Maltese Cross Phenomenon


To download the associated FRED file:  maltese-cross-phenomenon.frd

FRED has the capability to simulate polarization of rays through an optical system. Light sources can be randomly, circularly, or linearly polarized. Optical components that filter or manipulate polarization, such as birefringent wave plates and polarizers, can be accurately modeled. Some simple examples of polarization modeling in FRED can include absorptive dichroic and wiregrid polarizers, a calcite half-wave plate, and the Maltese cross phenomenon. Each of these features can be applied to more complex optical systems such as Liquid Crystal Displays (LCDs), interferometers, and polarization microscopes.

Maltese Cross Phenomenon

The Maltese Cross is an interference figure formed by birefringent materials place between crossed linear polarizers.

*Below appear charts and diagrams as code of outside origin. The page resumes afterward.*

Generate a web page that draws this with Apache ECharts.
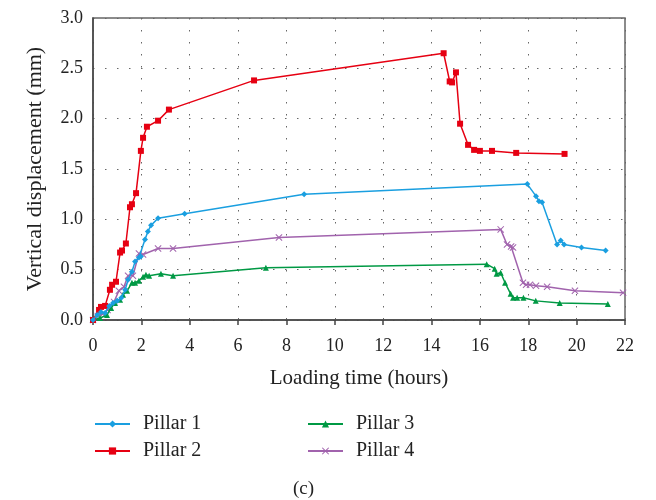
<!DOCTYPE html>
<html>
<head>
<meta charset="utf-8">
<script src="https://cdn.jsdelivr.net/npm/echarts@6/dist/echarts.min.js"></script>
<style>
  html, body { margin: 0; padding: 0; background: #fff; }
  #chart { width: 656px; height: 500px; }
</style>
</head>
<body>
<div id="chart"></div>
<script>
// 数据：[时间 (h), 位移 (mm)]
const pillar1 = [
  [0, 0], [0.17, 0.05], [0.33, 0.08], [0.5, 0.07], [0.67, 0.14], [0.83, 0.17],
  [1.0, 0.19], [1.17, 0.22], [1.33, 0.3], [1.45, 0.4], [1.61, 0.48], [1.74, 0.58],
  [1.9, 0.62], [1.98, 0.63], [2.15, 0.8], [2.27, 0.88], [2.4, 0.94], [2.69, 1.01],
  [3.79, 1.055], [8.73, 1.25], [17.96, 1.35], [18.32, 1.23], [18.44, 1.18],
  [18.57, 1.17], [19.19, 0.75], [19.34, 0.79], [19.48, 0.75], [20.2, 0.72], [21.2, 0.69]
];
const pillar2 = [
  [0, 0], [0.25, 0.1], [0.33, 0.13], [0.5, 0.14], [0.7, 0.3], [0.79, 0.35],
  [0.95, 0.38], [1.12, 0.67], [1.2, 0.69], [1.36, 0.76], [1.53, 1.12], [1.61, 1.15],
  [1.78, 1.26], [1.98, 1.68], [2.07, 1.81], [2.23, 1.92], [2.69, 1.98], [3.14, 2.09],
  [6.66, 2.38], [14.5, 2.65], [14.75, 2.37], [14.85, 2.36], [15.01, 2.46],
  [15.18, 1.95], [15.51, 1.74], [15.76, 1.69], [16.0, 1.68], [16.5, 1.68],
  [17.5, 1.66], [19.5, 1.65]
];
const pillar3 = [
  [0, 0], [0.29, 0.02], [0.58, 0.05], [0.75, 0.12], [0.91, 0.17], [1.12, 0.2],
  [1.24, 0.25], [1.41, 0.29], [1.61, 0.37], [1.74, 0.37], [1.9, 0.39], [2.07, 0.43],
  [2.19, 0.45], [2.32, 0.44], [2.81, 0.46], [3.31, 0.44], [7.15, 0.52],
  [16.28, 0.555], [16.61, 0.51], [16.69, 0.46], [16.86, 0.47], [17.04, 0.37],
  [17.27, 0.26], [17.37, 0.22], [17.54, 0.22], [17.8, 0.22], [18.31, 0.19],
  [19.3, 0.17], [21.29, 0.16]
];
const pillar4 = [
  [0, 0], [0.2, 0.04], [0.4, 0.06], [0.6, 0.1], [0.87, 0.18], [1.07, 0.29],
  [1.28, 0.33], [1.45, 0.44], [1.65, 0.44], [1.9, 0.66], [2.07, 0.65],
  [2.69, 0.71], [3.31, 0.71], [7.69, 0.82], [16.86, 0.9], [17.12, 0.75],
  [17.29, 0.73], [17.37, 0.72], [17.78, 0.37], [17.91, 0.35], [18.07, 0.35],
  [18.32, 0.34], [18.78, 0.33], [19.93, 0.29], [21.92, 0.27]
];

const names = ['Pillar 1', 'Pillar 2', 'Pillar 3', 'Pillar 4'];
const colors = ['#1a9fe0', '#e60012', '#009944', '#a163ad'];
const symbols = [
  'diamond',
  'rect',
  'triangle',
  'path://M0,1L1,0L5,4L9,0L10,1L6,5L10,9L9,10L5,6L1,10L0,9L4,5Z'
];
const symbolSizes = [6, 6, 6, 7];
const seriesData = [pillar1, pillar2, pillar3, pillar4];

const font = 'Liberation Serif';
const chart = echarts.init(document.getElementById('chart'));

const dotted = { color: '#666', width: 1, type: [1.5, 10.5] };
const legendText = { fontFamily: font, fontSize: 20, color: '#222', padding: [0, 0, 0, 8] };

chart.setOption({
  animation: false,
  textStyle: { fontFamily: font },
  grid: {
    left: 93, right: 31, top: 18, bottom: 180,
    show: true, borderColor: '#666', borderWidth: 1.5
  },
  xAxis: {
    type: 'value', min: 0, max: 22, interval: 2,
    name: 'Loading time (hours)', nameLocation: 'middle', nameGap: 48,
    nameTextStyle: { fontFamily: font, fontSize: 21, color: '#222' },
    axisLine: { lineStyle: { color: '#444', width: 1.5 } },
    axisTick: { inside: false, length: 5, lineStyle: { color: '#444', width: 1.5 } },
    axisLabel: { fontFamily: font, fontSize: 18, color: '#222', margin: 17 },
    splitLine: { show: true, lineStyle: dotted }
  },
  yAxis: {
    type: 'value', min: 0, max: 3, interval: 0.5,
    name: 'Vertical displacement (mm)', nameLocation: 'middle', nameGap: 47,
    nameTextStyle: { fontFamily: font, fontSize: 22, color: '#222' },
    axisLine: { show: true, lineStyle: { color: '#444', width: 1.5 } },
    axisTick: { show: false },
    axisLabel: {
      fontFamily: font, fontSize: 18, color: '#222', margin: 10,
      formatter: v => v.toFixed(1)
    },
    splitLine: { show: true, lineStyle: dotted }
  },
  legend: [
    {
      data: names.slice(0, 2), orient: 'vertical', left: 94, top: 414, padding: 0,
      itemWidth: 35, itemHeight: 9, itemGap: 7,
      textStyle: legendText
    },
    {
      data: names.slice(2, 4), orient: 'vertical', left: 307, top: 414, padding: 0,
      itemWidth: 35, itemHeight: 9, itemGap: 7,
      textStyle: legendText
    }
  ],
  graphic: [{
    type: 'text', left: 293, top: 480,
    style: { text: '(c)', font: '19px "Liberation Serif"', fill: '#222' }
  }],
  series: seriesData.map((d, i) => ({
    name: names[i],
    type: 'line',
    data: d,
    symbol: symbols[i],
    symbolSize: symbolSizes[i],
    showAllSymbol: true,
    lineStyle: { color: colors[i], width: 1.5 },
    itemStyle: { color: colors[i] },
    z: 10 - i
  }))
});
</script>
</body>
</html>
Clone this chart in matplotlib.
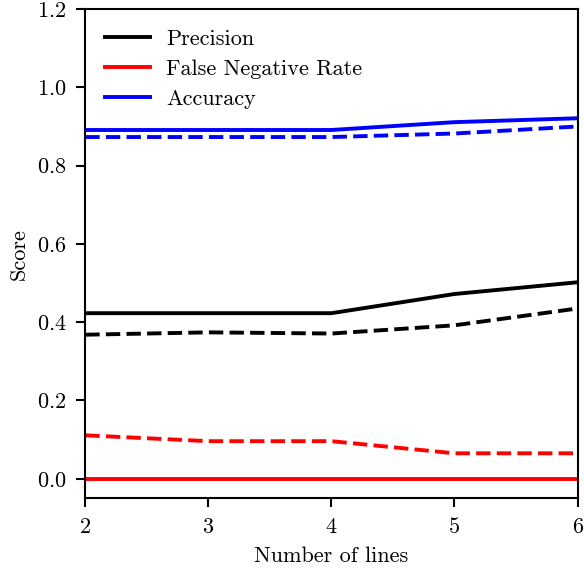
import matplotlib
matplotlib.use("Agg")
import matplotlib.pyplot as plt

plt.rcParams['font.family'] = 'cmr10'
plt.rcParams['mathtext.fontset'] = 'cm'
plt.rcParams['axes.formatter.use_mathtext'] = True
plt.rcParams['font.size'] = 16
plt.rcParams['axes.linewidth'] = 1.5
plt.rcParams['xtick.major.width'] = 1.5
plt.rcParams['ytick.major.width'] = 1.5
plt.rcParams['xtick.major.size'] = 6.5
plt.rcParams['ytick.major.size'] = 6.5
plt.rcParams['xtick.major.pad'] = 7
plt.rcParams['ytick.major.pad'] = 7

num_lines = [2, 3, 4, 5, 6]

precision = [0.423, 0.423, 0.423, 0.472, 0.502]
precision_dash = [0.368, 0.374, 0.371, 0.392, 0.435]
fnr = [0.0, 0.0, 0.0, 0.0, 0.0]
fnr_dash = [0.111, 0.096, 0.096, 0.065, 0.065]
accuracy = [0.891, 0.891, 0.891, 0.911, 0.921]
accuracy_dash = [0.873, 0.873, 0.873, 0.882, 0.900]

fig = plt.figure(figsize=(5.84, 5.72), dpi=100)
ax = fig.add_axes([0.146, 0.1288, 0.843, 0.8554])

lw = 2.8
ax.plot(num_lines, precision, color='black', lw=lw, label='Precision')
ax.plot(num_lines, fnr, color='red', lw=lw, label='False Negative Rate')
ax.plot(num_lines, accuracy, color='blue', lw=lw, label='Accuracy')
ax.plot(num_lines, precision_dash, color='black', lw=lw, ls='--')
ax.plot(num_lines, fnr_dash, color='red', lw=lw, ls='--')
ax.plot(num_lines, accuracy_dash, color='blue', lw=lw, ls='--')

ax.set_xlim(2, 6)
ax.set_ylim(-0.05, 1.2)
ax.set_xticks([2, 3, 4, 5, 6])
ax.set_yticks([0.0, 0.2, 0.4, 0.6, 0.8, 1.0, 1.2])
ax.set_xlabel('Number of lines', labelpad=7)
ax.set_ylabel('Score', labelpad=6)
ax.legend(loc='upper left', frameon=False, handlelength=2.0,
          labelspacing=0.47, handletextpad=0.75)

fig.savefig('out.png', dpi=100)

This phenomenon allows easy identification of birefringent specimens found in nature such as plankton, starch grains, and fatty molecules. A Maltese cross can also form when an expanding beam of locally y-polarized light passes through two orthogonally-oriented linear polarizers. Figure 1 shows a system set up in FRED to simulate irradiance just beyond the crossed polarizers.

Figure 1Maltese cross. Left side: cross-section of system. Right side: irradiance pattern on detector.